Moore explained how well seven-day services has worked at her GP federation, with the extra hours being filled by regular GPs half of the time and partners for the other.

But this sparked a sense of outrage among the audience, who felt this would not be realistic across the UK.

The general consensus was that seven-day working forgets about the lives of the staff who have to work those extra hours.

“Who will look after my five-year-old boy at the weekend?” asked a GP in the audience. She then revealed that she had elderly parents who also needed her help and that working extra hours would put strain on her and her family.

“People make time to see their lawyer during the week, which they have to pay for, but expect an NHS seven-day service that is free,” she said.

Nurses were also well represented at the debate. One pointed out that many community nurses are close to retirement. How would these extra hours be filled when there is already a shortage? The panel was unable to offer an answer but agreed there was a problem.

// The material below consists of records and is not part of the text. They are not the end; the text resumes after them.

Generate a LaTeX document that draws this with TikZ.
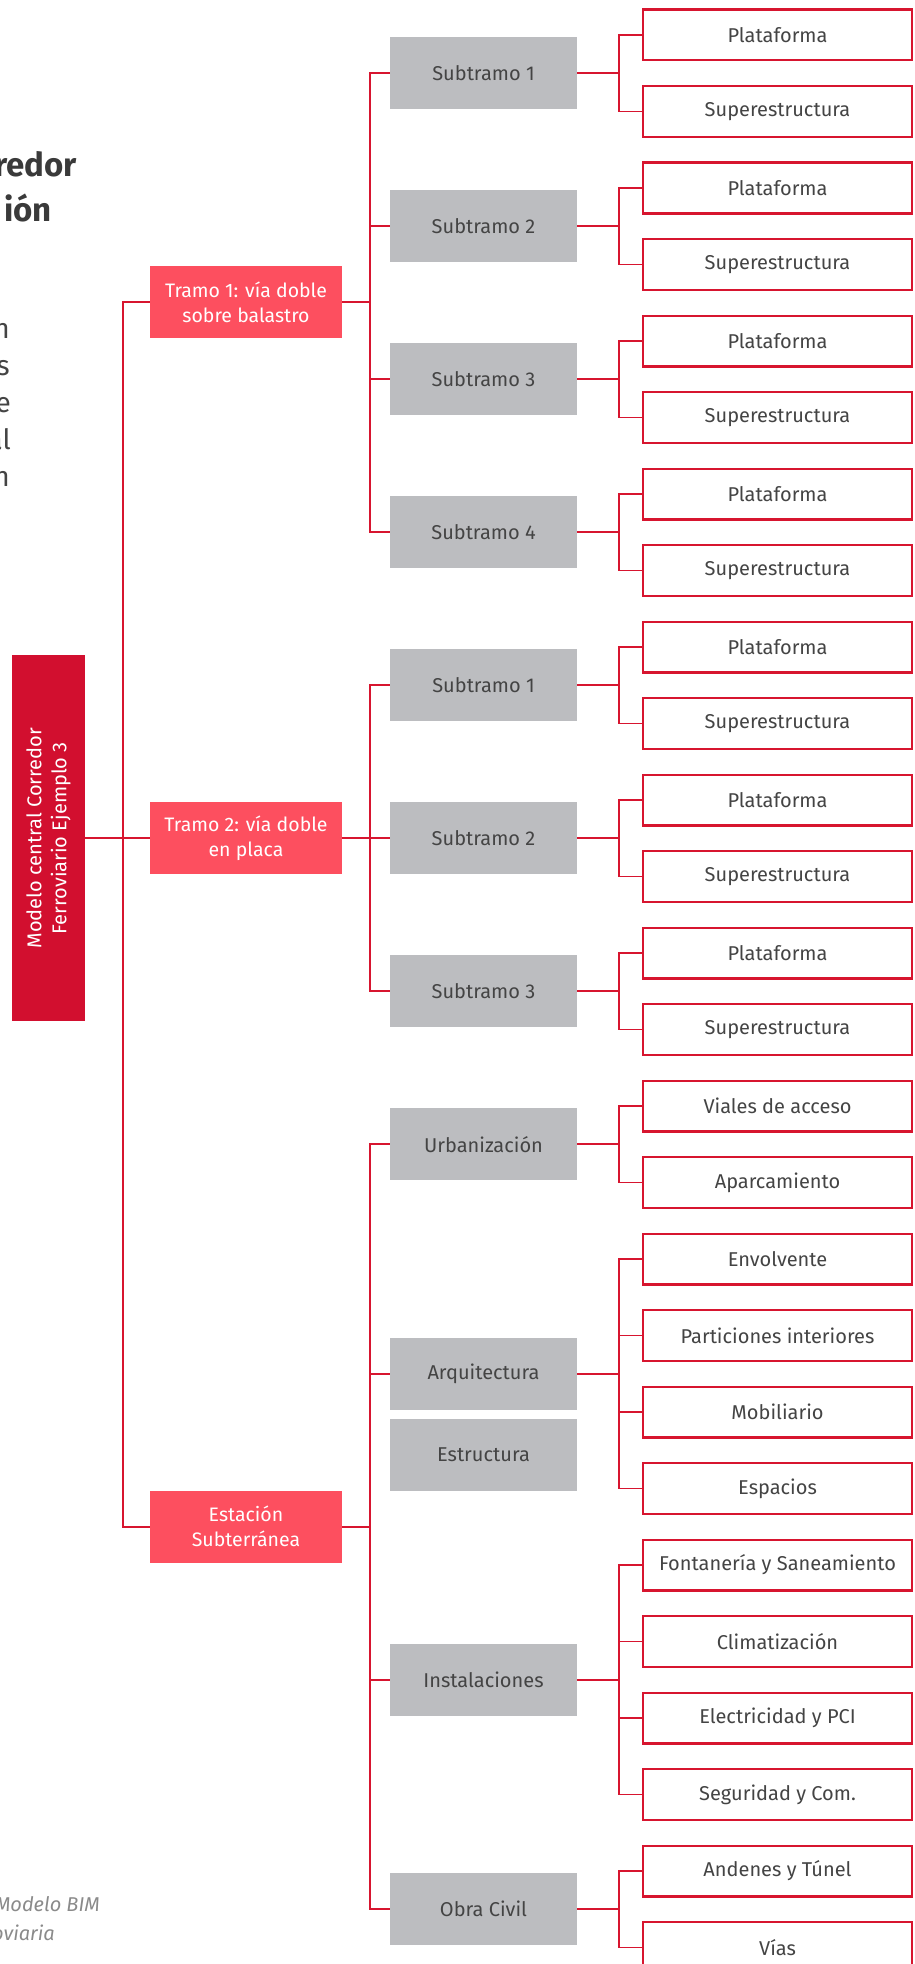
\documentclass[tikz,border=0pt]{standalone}
\usepackage{fontspec}
\setmainfont{Fira Sans}
\definecolor{rootred}{HTML}{D20F2F}
\definecolor{tramored}{HTML}{FD4F5F}
\definecolor{boxgray}{HTML}{BCBDC0}
\definecolor{linered}{HTML}{D7152F}
\definecolor{textgray}{HTML}{444444}
\definecolor{titlegray}{HTML}{3A3A3A}
\definecolor{notegray}{HTML}{8A8A8A}

\begin{document}
\begin{tikzpicture}[x=1pt, y=-1pt,
    base/.style={inner sep=0pt, align=center, font=\fontsize{20}{25}\selectfont},
    rootbox/.style={base, fill=rootred, text=white, minimum width=366pt, minimum height=73pt, rotate=90,
                    font=\fontsize{20}{25}\selectfont},
    tramo/.style={base, fill=tramored, text=white, minimum width=192pt, minimum height=72pt,
                  font=\fontsize{19.5}{25}\selectfont},
    sub/.style={base, fill=boxgray, text=textgray, minimum width=187pt, minimum height=72pt},
    leaf/.style={base, draw=linered, line width=2.4pt, fill=white, text=textgray,
                 minimum width=268.6pt, minimum height=50.6pt},
    link/.style={draw=linered, line width=1.8pt},
    frag/.style={inner sep=0pt, anchor=base east}
  ]
    \useasboundingbox (0,0) rectangle (914,1964);
    \clip (0,0) rectangle (914,1964);

    % Cut-off page text
    \node[frag, font=\fontsize{33}{40}\selectfont\bfseries, text=titlegray] (title1) at (77,177) {redor};
    \node[frag, font=\fontsize{33}{40}\selectfont\bfseries, text=titlegray] (title2) at (52,222) {ión};
    \node[frag, font=\fontsize{28}{34}\selectfont, text=textgray] (par1) at (10,338) {n};
    \node[frag, font=\fontsize{28}{34}\selectfont, text=textgray] (par2) at (10,375) {s};
    \node[frag, font=\fontsize{28}{34}\selectfont, text=textgray] (par3) at (11,412) {e};
    \node[frag, font=\fontsize{28}{34}\selectfont, text=textgray] (par4) at (11,449) {al};
    \node[frag, font=\fontsize{28}{34}\selectfont, text=textgray] (par5) at (10,486) {n};
    \node[frag, font=\fontsize{20}{24}\selectfont\itshape, text=notegray] (note1) at (100,1911) {Modelo BIM};
    \node[frag, font=\fontsize{20}{24}\selectfont\itshape, text=notegray] (note2) at (55,1940) {oviaria};

    % Root
    \node[rootbox] (root) at (48.5,838.25) {Modelo central Corredor\\Ferroviario Ejemplo 3};

    % Tramos
    \node[tramo] (t1) at (246,302) {Tramo 1: vía doble\\sobre balastro};
    \node[tramo] (t2) at (246,838.25) {Tramo 2: vía doble\\en placa};
    \node[tramo] (t3) at (246,1526.75) {Estación\\Subterránea};

    % Subtramos
    \node[sub] (s11) at (483.5,73.25) {Subtramo 1};
    \node[sub] (s12) at (483.5,226.25) {Subtramo 2};
    \node[sub] (s13) at (483.5,379.25) {Subtramo 3};
    \node[sub] (s14) at (483.5,532.25) {Subtramo 4};
    \node[sub] (s21) at (483.5,685.25) {Subtramo 1};
    \node[sub] (s22) at (483.5,838.25) {Subtramo 2};
    \node[sub] (s23) at (483.5,991.25) {Subtramo 3};

    % Station parts
    \node[sub] (urb) at (483.5,1144.25) {Urbanización};
    \node[sub] (arq) at (483.5,1373.75) {Arquitectura};
    \node[sub] (est) at (483.5,1455) {Estructura};
    \node[sub] (inst) at (483.5,1679.75) {Instalaciones};
    \node[sub] (obra) at (483.5,1909.25) {Obra Civil};

    % Leaves
    \node[leaf] (l1) at (777.5,35) {Plataforma};
    \node[leaf] (l2) at (777.5,111.5) {Superestructura};
    \node[leaf] (l3) at (777.5,188) {Plataforma};
    \node[leaf] (l4) at (777.5,264.5) {Superestructura};
    \node[leaf] (l5) at (777.5,341) {Plataforma};
    \node[leaf] (l6) at (777.5,417.5) {Superestructura};
    \node[leaf] (l7) at (777.5,494) {Plataforma};
    \node[leaf] (l8) at (777.5,570.5) {Superestructura};
    \node[leaf] (l9) at (777.5,647) {Plataforma};
    \node[leaf] (l10) at (777.5,723.5) {Superestructura};
    \node[leaf] (l11) at (777.5,800) {Plataforma};
    \node[leaf] (l12) at (777.5,876.5) {Superestructura};
    \node[leaf] (l13) at (777.5,953) {Plataforma};
    \node[leaf] (l14) at (777.5,1029.5) {Superestructura};
    \node[leaf] (l15) at (777.5,1106) {Viales de acceso};
    \node[leaf] (l16) at (777.5,1182.5) {Aparcamiento};
    \node[leaf] (l17) at (777.5,1259) {Envolvente};
    \node[leaf] (l18) at (777.5,1335.5) {Particiones interiores};
    \node[leaf] (l19) at (777.5,1412) {Mobiliario};
    \node[leaf] (l20) at (777.5,1488.5) {Espacios};
    \node[leaf] (l21) at (777.5,1565) {Fontanería y Saneamiento};
    \node[leaf] (l22) at (777.5,1641.5) {Climatización};
    \node[leaf] (l23) at (777.5,1718) {Electricidad y PCI};
    \node[leaf] (l24) at (777.5,1794.5) {Seguridad y Com.};
    \node[leaf] (l25) at (777.5,1871) {Andenes y Túnel};
    \node[leaf] (l26) at (777.5,1947.5) {Vías};

    % Root links
    \draw[link] (root.south) -- ++(38,0) |- (t1.west);
    \draw[link] (root.south) -- (t2.west);
    \draw[link] (root.south) -- ++(38,0) |- (t3.west);

    % Tramo links
    \draw[link] (t1.east) -- ++(28,0) |- (s11.west);
    \draw[link] (t1.east) -- ++(28,0) |- (s12.west);
    \draw[link] (t1.east) -- ++(28,0) |- (s13.west);
    \draw[link] (t1.east) -- ++(28,0) |- (s14.west);
    \draw[link] (t2.east) -- ++(28,0) |- (s21.west);
    \draw[link] (t2.east) -- (s22.west);
    \draw[link] (t2.east) -- ++(28,0) |- (s23.west);
    \draw[link] (t3.east) -- ++(28,0) |- (urb.west);
    \draw[link] (t3.east) -- ++(28,0) |- (arq.west);
    \draw[link] (t3.east) -- ++(28,0) |- (inst.west);
    \draw[link] (t3.east) -- ++(28,0) |- (obra.west);

    % Leaf links
    \draw[link] (s11.east) -- ++(42,0) |- (l1.west);
    \draw[link] (s11.east) -- ++(42,0) |- (l2.west);
    \draw[link] (s12.east) -- ++(42,0) |- (l3.west);
    \draw[link] (s12.east) -- ++(42,0) |- (l4.west);
    \draw[link] (s13.east) -- ++(42,0) |- (l5.west);
    \draw[link] (s13.east) -- ++(42,0) |- (l6.west);
    \draw[link] (s14.east) -- ++(42,0) |- (l7.west);
    \draw[link] (s14.east) -- ++(42,0) |- (l8.west);
    \draw[link] (s21.east) -- ++(42,0) |- (l9.west);
    \draw[link] (s21.east) -- ++(42,0) |- (l10.west);
    \draw[link] (s22.east) -- ++(42,0) |- (l11.west);
    \draw[link] (s22.east) -- ++(42,0) |- (l12.west);
    \draw[link] (s23.east) -- ++(42,0) |- (l13.west);
    \draw[link] (s23.east) -- ++(42,0) |- (l14.west);
    \draw[link] (urb.east) -- ++(42,0) |- (l15.west);
    \draw[link] (urb.east) -- ++(42,0) |- (l16.west);
    \draw[link] (arq.east) -- ++(42,0) |- (l17.west);
    \draw[link] (arq.east) -- ++(42,0) |- (l18.west);
    \draw[link] (arq.east) -- ++(42,0) |- (l19.west);
    \draw[link] (arq.east) -- ++(42,0) |- (l20.west);
    \draw[link] (inst.east) -- ++(42,0) |- (l21.west);
    \draw[link] (inst.east) -- ++(42,0) |- (l22.west);
    \draw[link] (inst.east) -- ++(42,0) |- (l23.west);
    \draw[link] (inst.east) -- ++(42,0) |- (l24.west);
    \draw[link] (obra.east) -- ++(42,0) |- (l25.west);
    \draw[link] (obra.east) -- ++(42,0) |- (l26.west);
  \end{tikzpicture}
\end{document}
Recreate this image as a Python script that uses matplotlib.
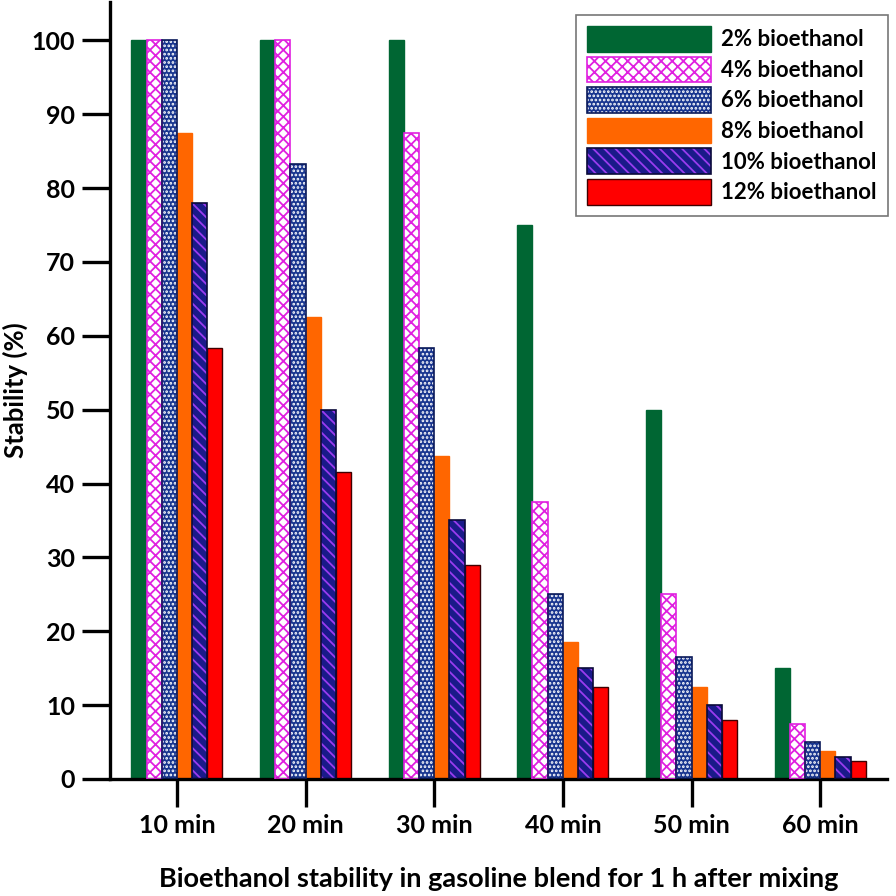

On the other hand, a GP in the audience was in support of extended hours. He said: “Take my son for example, he commutes into central London and works long hours – eight to nine sometimes. When will he get time to see the doctor? He only has early or weekend appointments as an option. Most young people that work these hours tend not to care about seeing their family GP, they just want to see someone.”

“With respect,” another audience member replied. “Young people haven’t had the benefits of continuity of care that older generations have. Maybe they would feel differently if they did.”

Opinion is divided on seven-day working and it seems we are a long way off until the issue is resolved.